DO WE REALLY WANT JESUS BACK?
- Dan Held Ministries
- Apr 26
- 4 min read

In the Bible’s Old Testament we can read about what the ancient Jews referred to as the coming “Day of the Lord.” In the Hebrew (יֹום יְהוָה pronounced “Yom Adonai”) we find the Prophets of old referring to this as an age to come when God’s Messianic rule would establish social justice and lasting peace. If only “Yom Adonai” would come, then all would be wonderful. It was a kind of Make Israel Great Again cry from the people to God through their Priests who would speak for them, pleading for God’s rescue.
When it came to the Hebrew Prophets themselves, however, the message of reply from God to the people was more along the order of “be careful what you wish for.” Yes, this “Day of the Lord” would come, but the social justice it would bring for the sake of lasting peace wouldn’t be to their liking. One of God’s Prophets, Joel, put it this way, "The sun shall be turned into darkness, and the moon into blood, before the great and the terrible day of the LORD come" (Joel 2:31). The Prophet, Amos, put it in even bolder terms, “Woe to you who desire the day of the Lord! Why would you have the day of the Lord? It is darkness, and not light, as if a man fled from a lion, and a bear met him, or went into the house and leaned his hand against the wall, and a serpent bit him. Is not the day of the Lord darkness, and not light, and gloom with no brightness in it? ‘I hate, I despise your feasts, and I take no delight in your solemn assemblies. Even though you offer me your burnt offerings and grain offerings, I will not accept them; and the peace offerings of your fattened animals, I will not look upon them. Take away from me the noise of your songs; to the melody of your harps I will not listen. But let justice roll down like waters, and righteousness like an ever-flowing stream’” (Amos 5:18-24).

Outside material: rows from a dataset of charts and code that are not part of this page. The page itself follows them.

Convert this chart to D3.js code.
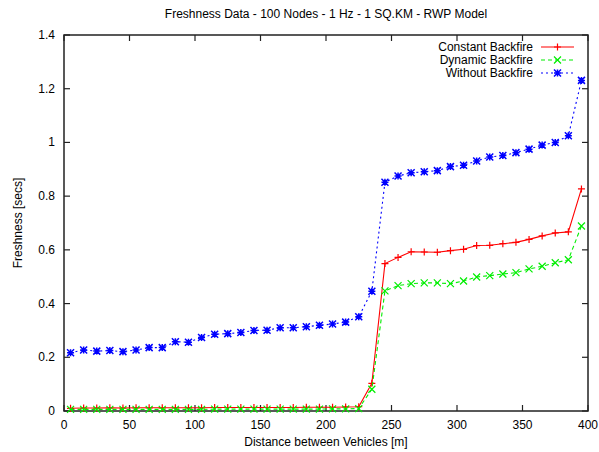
<!DOCTYPE html>
<html>
<head>
<meta charset="utf-8">
<script src="https://cdnjs.cloudflare.com/ajax/libs/d3/7.8.5/d3.min.js"></script>
<style>
body { margin: 0; background: #fff; }
svg { display: block; }
text { font-family: "Liberation Sans", Arial, sans-serif; }
</style>
</head>
<body>
<div id="chart"></div>
<script>
const distances = [5,15,25,35,45,55,65,75,85,95,105,115,125,135,145,155,165,175,185,195,205,215,225,235,245,255,265,275,285,295,305,315,325,335,345,355,365,375,385,395];
const constantBackfire = [0.010,0.011,0.011,0.012,0.011,0.012,0.012,0.012,0.012,0.012,0.012,0.013,0.013,0.013,0.013,0.013,0.013,0.013,0.014,0.014,0.014,0.015,0.016,0.103,0.549,0.572,0.593,0.592,0.591,0.597,0.602,0.616,0.617,0.623,0.628,0.639,0.652,0.663,0.667,0.827];
const dynamicBackfire = [0.006,0.006,0.006,0.006,0.006,0.006,0.006,0.006,0.006,0.006,0.006,0.007,0.007,0.007,0.007,0.007,0.007,0.007,0.007,0.007,0.008,0.008,0.009,0.081,0.447,0.467,0.474,0.477,0.477,0.474,0.484,0.499,0.504,0.510,0.515,0.529,0.539,0.552,0.563,0.689];
const withoutBackfire = [0.217,0.227,0.223,0.225,0.221,0.227,0.236,0.236,0.258,0.256,0.274,0.286,0.288,0.292,0.300,0.301,0.310,0.310,0.314,0.319,0.324,0.331,0.351,0.446,0.852,0.875,0.887,0.891,0.895,0.910,0.915,0.931,0.946,0.951,0.962,0.975,0.990,1.000,1.025,1.231];
const xTicks = [0,50,100,150,200,250,300,350,400];
const yTicks = [0,0.2,0.4,0.6,0.8,1,1.2,1.4];
const seriesNames = ["Constant Backfire","Dynamic Backfire","Without Backfire"];

const W = 599, H = 452;
const m = {left: 64, right: 11, top: 35, bottom: 41};
const svg = d3.select("#chart").append("svg").attr("width", W).attr("height", H);

const x = d3.scaleLinear().domain([0,400]).range([m.left, W - m.right]);
const y = d3.scaleLinear().domain([0,1.4]).range([H - m.bottom, m.top]);

const fmt = d => (d === 0 ? "0" : d3.format("~g")(d));
const tickLen = 6;

// frame
svg.append("rect").attr("x", x(0)).attr("y", y(1.4)).attr("width", x(400)-x(0)).attr("height", y(0)-y(1.4))
  .attr("fill","none").attr("stroke","#222").attr("stroke-width",1.5);

// ticks (inward, mirrored)
const tg = svg.append("g").attr("stroke","#222").attr("stroke-width",1.2);
xTicks.forEach(t => {
  tg.append("line").attr("x1",x(t)).attr("x2",x(t)).attr("y1",y(0)).attr("y2",y(0)-tickLen);
  tg.append("line").attr("x1",x(t)).attr("x2",x(t)).attr("y1",y(1.4)).attr("y2",y(1.4)+tickLen);
});
yTicks.forEach(t => {
  tg.append("line").attr("x1",x(0)).attr("x2",x(0)+tickLen).attr("y1",y(t)).attr("y2",y(t));
  tg.append("line").attr("x1",x(400)).attr("x2",x(400)-tickLen).attr("y1",y(t)).attr("y2",y(t));
});

// tick labels
svg.append("g").selectAll("text").data(xTicks).join("text")
  .attr("x", d => x(d)).attr("y", y(0) + 18).attr("text-anchor","middle")
  .attr("font-size",12).attr("fill","#000").text(fmt);
svg.append("g").selectAll("text").data(yTicks).join("text")
  .attr("x", x(0) - 9).attr("y", d => y(d) + 4).attr("text-anchor","end")
  .attr("font-size",12).attr("fill","#000").text(fmt);

// titles
svg.append("text").attr("x", (x(0)+x(400))/2).attr("y", 18).attr("text-anchor","middle")
  .attr("font-size",12).text("Freshness Data - 100 Nodes - 1 Hz - 1 SQ.KM - RWP Model");
svg.append("text").attr("x", (x(0)+x(400))/2).attr("y", 446).attr("text-anchor","middle")
  .attr("font-size",12).text("Distance between Vehicles [m]");
svg.append("text").attr("transform", `translate(22,${(y(0)+y(1.4))/2}) rotate(-90)`).attr("text-anchor","middle")
  .attr("font-size",12).text("Freshness [secs]");

// markers
function marker(g, type, cx, cy, color) {
  const s = 3.5;
  const p = d3.path();
  if (type === "plus" || type === "star") {
    p.moveTo(cx - s, cy); p.lineTo(cx + s, cy);
    p.moveTo(cx, cy - s); p.lineTo(cx, cy + s);
  }
  if (type === "cross" || type === "star") {
    p.moveTo(cx - s, cy - s); p.lineTo(cx + s, cy + s);
    p.moveTo(cx - s, cy + s); p.lineTo(cx + s, cy - s);
  }
  g.append("path").attr("d", p.toString()).attr("stroke", color).attr("stroke-width", type === "star" ? 1.5 : 1.2).attr("fill","none");
}

const series = [
  {name: seriesNames[0], vals: constantBackfire, color: "#ff0000", dash: null, type: "plus"},
  {name: seriesNames[1], vals: dynamicBackfire, color: "#00ee00", dash: "4,3", type: "cross"},
  {name: seriesNames[2], vals: withoutBackfire, color: "#0000ff", dash: "2,3", type: "star"}
];

const line = d3.line().x(d => x(d[0])).y(d => y(d[1]));
series.forEach(s => {
  const data = distances.map((d,i) => [d, s.vals[i]]);
  svg.append("path").datum(data).attr("d", line).attr("fill","none")
    .attr("stroke", s.color).attr("stroke-width", 1.1)
    .attr("stroke-dasharray", s.dash);
  const g = svg.append("g");
  data.forEach(d => marker(g, s.type, x(d[0]), y(d[1]), s.color));
});

// legend
series.forEach((s, i) => {
  const ly = 47 + i * 13;
  svg.append("text").attr("x", 533).attr("y", ly + 4).attr("text-anchor","end")
    .attr("font-size",12).text(s.name);
  svg.append("line").attr("x1", 541).attr("x2", 574).attr("y1", ly).attr("y2", ly)
    .attr("stroke", s.color).attr("stroke-width",1.1).attr("stroke-dasharray", s.dash);
  marker(svg, s.type, 557.5, ly, s.color);
});
</script>
</body>
</html>
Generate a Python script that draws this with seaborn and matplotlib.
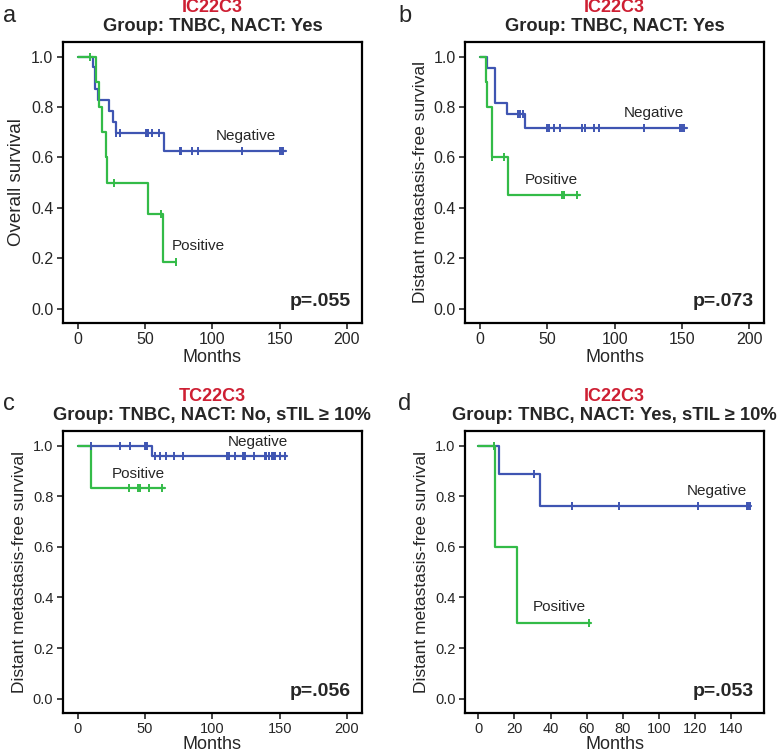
import numpy as np
import pandas as pd
import seaborn as sns
import matplotlib.pyplot as plt

# Kaplan-Meier step curves: change points (months) and survival after each change
a_neg_t = [0, 11.4, 12.4, 15, 23, 26, 28, 64, 154.5]
a_neg_s = [1.0, 0.957, 0.870, 0.826, 0.783, 0.739, 0.696, 0.626, 0.626]
a_neg_c = [28.5, 31, 50.5, 51.5, 52.5, 55, 60, 76, 77, 85, 89, 122, 150, 151.5, 152.5]
a_pos_t = [0, 13.5, 15.5, 18, 21, 22, 52.5, 63, 73]
a_pos_s = [1.0, 0.9, 0.8, 0.7, 0.6, 0.5, 0.375, 0.1875, 0.1875]
a_pos_c = [9, 27, 61.5, 73]

b_neg_t = [0, 5.4, 11, 20.3, 33.7, 153.7]
b_neg_s = [1.0, 0.955, 0.818, 0.773, 0.718, 0.718]
b_neg_c = [28, 29.5, 31.7, 50, 51.5, 54.7, 59.7, 76, 77.7, 84.7, 88.6, 121.8, 148.5, 150, 151.5]
b_pos_t = [0, 4.5, 5.4, 8.7, 20.5, 74]
b_pos_s = [1.0, 0.9, 0.8, 0.6, 0.45, 0.45]
b_pos_c = [8.9, 17.8, 61, 62.4, 72]

c_neg_t = [0, 55, 155.5]
c_neg_s = [1.0, 0.958, 0.958]
c_neg_c = [9.8, 31.7, 39, 50, 50.8, 51.5, 57, 61.4, 65.8, 71.3, 78, 110.6, 112, 117,
           122.6, 123.4, 124.3, 131, 139, 140, 142, 144.5, 145.3, 146, 146.7, 150, 153.8]
c_pos_t = [0, 9.6, 64.6]
c_pos_s = [1.0, 0.833, 0.833]
c_pos_c = [37.8, 45, 46.4, 52.8, 62.7]

d_neg_t = [0, 11.2, 34.4, 150.6]
d_neg_s = [1.0, 0.889, 0.762, 0.762]
d_neg_c = [31, 52, 78, 121.6, 148.6, 149.2, 150]
d_pos_t = [0, 9.4, 21.4, 62.6]
d_pos_s = [1.0, 0.6, 0.3, 0.3]
d_pos_c = [8.9, 61]

markers = ["IC22C3", "IC22C3", "TC22C3", "IC22C3"]
groups = ["Group: TNBC, NACT: Yes", "Group: TNBC, NACT: Yes",
          "Group: TNBC, NACT: No, sTIL \u2265 10%", "Group: TNBC, NACT: Yes, sTIL \u2265 10%"]
ylabels = ["Overall survival", "Distant metastasis-free survival",
           "Distant metastasis-free survival", "Distant metastasis-free survival"]
pvalues = ["p=.055", "p=.073", "p=.056", "p=.053"]
letters = ["a", "b", "c", "d"]

sns.set_style("ticks")
plt.rcParams['font.family'] = ['Liberation Sans', 'DejaVu Sans']

BLUE = "#3F55B2"
GREEN = "#33BB48"
RED = "#CE1F33"

fig = plt.figure(figsize=(7.78, 7.54), dpi=100)
boxes = [[0.081, 0.572, 0.384, 0.372], [0.598, 0.572, 0.384, 0.372],
         [0.081, 0.055, 0.384, 0.373], [0.598, 0.055, 0.384, 0.373]]

panels = [
    (a_neg_t, a_neg_s, a_neg_c, a_pos_t, a_pos_s, a_pos_c),
    (b_neg_t, b_neg_s, b_neg_c, b_pos_t, b_pos_s, b_pos_c),
    (c_neg_t, c_neg_s, c_neg_c, c_pos_t, c_pos_s, c_pos_c),
    (d_neg_t, d_neg_s, d_neg_c, d_pos_t, d_pos_s, d_pos_c),
]
# label positions (data coords) for Negative / Positive
neg_lab = [(125, 0.687), (129, 0.775), (134, 1.013), (132, 0.82)]
pos_lab = [(89.5, 0.251), (52.8, 0.51), (45, 0.888), (44.8, 0.364)]
ylab_size = [13.5, 12.5, 12.5, 12.5]
tick_size = [11.5, 11.5, 10.5, 10.5]


def surv_at(t, s, x):
    idx = np.searchsorted(t, x, side="right") - 1
    return np.asarray(s)[idx]


for i, (nt, ns, nc, pt, ps, pc) in enumerate(panels):
    ax = fig.add_axes(boxes[i])
    for t, s, c, col in [(nt, ns, nc, BLUE), (pt, ps, pc, GREEN)]:
        df = pd.DataFrame({"time": t, "surv": s})
        sns.lineplot(data=df, x="time", y="surv", estimator=None, sort=False,
                     drawstyle="steps-post", color=col, linewidth=1.6, ax=ax)
        cdf = pd.DataFrame({"time": c, "surv": surv_at(t, s, c)})
        sns.scatterplot(data=cdf, x="time", y="surv", marker="|", s=30,
                        linewidth=1.4, color=col, ax=ax, zorder=3)

    if i == 3:
        ax.set_xlim(-7.2, 158)
        ax.set_xticks(range(0, 141, 20))
    else:
        ax.set_xlim(-11, 211)
        ax.set_xticks(range(0, 201, 50))
    ax.set_ylim(-0.055, 1.057)
    ax.set_yticks(np.arange(0, 1.01, 0.2))
    ax.set_yticklabels([f"{v:.1f}" for v in np.arange(0, 1.01, 0.2)])
    ax.set_xlabel("Months", fontsize=13, labelpad=1 if i < 2 else 0)
    ax.set_ylabel(ylabels[i], fontsize=ylab_size[i], labelpad=4)
    ax.tick_params(labelsize=tick_size[i], width=1.2, length=4, direction="out", pad=3)
    for sp in ax.spines.values():
        sp.set_visible(True)
        sp.set_linewidth(1.6)
        sp.set_color("black")

    ax.text(*neg_lab[i], "Negative", fontsize=11, ha="center", va="center")
    ax.text(*pos_lab[i], "Positive", fontsize=11, ha="center", va="center")
    ax.text(0.965, 0.075, pvalues[i], transform=ax.transAxes, fontsize=14,
            fontweight="bold", ha="right", va="center")
    ax.text(0.5, 1.125, markers[i], transform=ax.transAxes, fontsize=13,
            fontweight="bold", color=RED, ha="center", va="center")
    ax.text(0.5, 1.055, groups[i], transform=ax.transAxes, fontsize=13.2,
            fontweight="bold", ha="center", va="center")

fig.text(0.004, 0.971, "a", fontsize=17, va="baseline")
fig.text(0.512, 0.971, "b", fontsize=17, va="baseline")
fig.text(0.004, 0.456, "c", fontsize=17, va="baseline")
fig.text(0.512, 0.456, "d", fontsize=17, va="baseline")

fig.savefig("out.png", dpi=100)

The jist of matters where the Old Testament Prophets were concerned was that “Yom Adonai” would bring to earth God’s judgment of all nations, including their own. The Psalmist (110:6) noted that the rulers of all nations would be judged according to their deeds. So the Prophets essentially begged the question of “do you really want your own nation to be judged by a God of righteous justice?” Really?
This same social dynamic or cultural norm was in play, to no surprise, when Jesus walked the earth preaching and ministering to the Jewish people of his day. “יֹום יְהוָה” in the Hebrew was replaced by “ἡμέρα κυρίου” in the Greek as the New Testament cries of the people were for God to bring about what we broadly refer to as the second coming of Christ. “Christ will come again!” Or “adventus” in the Latin use of the Greek term, “Parousia,” signaling the arrival of Christ to establish God’s Kingdom of perfect justice and lasting peace. This was the very crux of the biblical Gospel. (Any notion that the Gospel involved our personally going to Heaven after we died was a made up gospel coming out of evangelical Christianity within the last couple centuries, not from Jesus Himself….i.e., from God’s Word.)
Perhaps this is why the Gospel of Matthew makes it a point to report how it was Jesus Himself addressed the issue of this new Day of the Lord when he would come to judge the nations. Having already issued His own prophetic “7 woes” in Matthew 23, Jesus now arrives at that point in his message where the judgment of the nations is to take place. In Matthew 25:31-46, he tells the parable of the sheep and the goats. It takes precious little imagination to realize Jesus is including those looking forward to His second coming as being the goats in His parable.
Ouch?
Do we really want Jesus back?
This is the question we may all want to ask ourselves in this blessed season of Easter. Are we really ready for God’s judgment of the nations? Do we realize that, where God is concerned and assuming Jesus is allowed to speak for God in the first person (instead of just having other heroes of our faith speaking for God in the second person), God will exalt the humbled and humble the exalted? That God will privilege the marginalized among the world’s people, the strangers in the foreign lands or the poorest in the homelands, and then marginalize the privileged in return? Have we ever read the parable of Jesus found in Luke 16:19-31?
Let me ask that last one another time. Have we ever read the parable of Jesus found in Luke 16:19-31? Do we dare look it up now? (Hint: v. 31 is the strangest Easter message ever.)
Yes, I am of the faith that believes there really will be a “יֹום יְהוָה” or a “ἡμέρα κυρίου” and that God’s judgment will indeed be just. I believe that social justice alone will then establish lasting peace. But I tread cautiously into the territory of wishing it would happen right away. There’s a part of me that trusts the Easter Resurrection as a sign that all will turn out great in the end. But what if the Resurrected Christ has no such message to bring back from the grave? What if we are still being told to expect the unexpected? To be careful what we wish for? To stop assuming that God would come and Bless, not Damn, America…..my own nation?
Do we really want Jesus back yet again?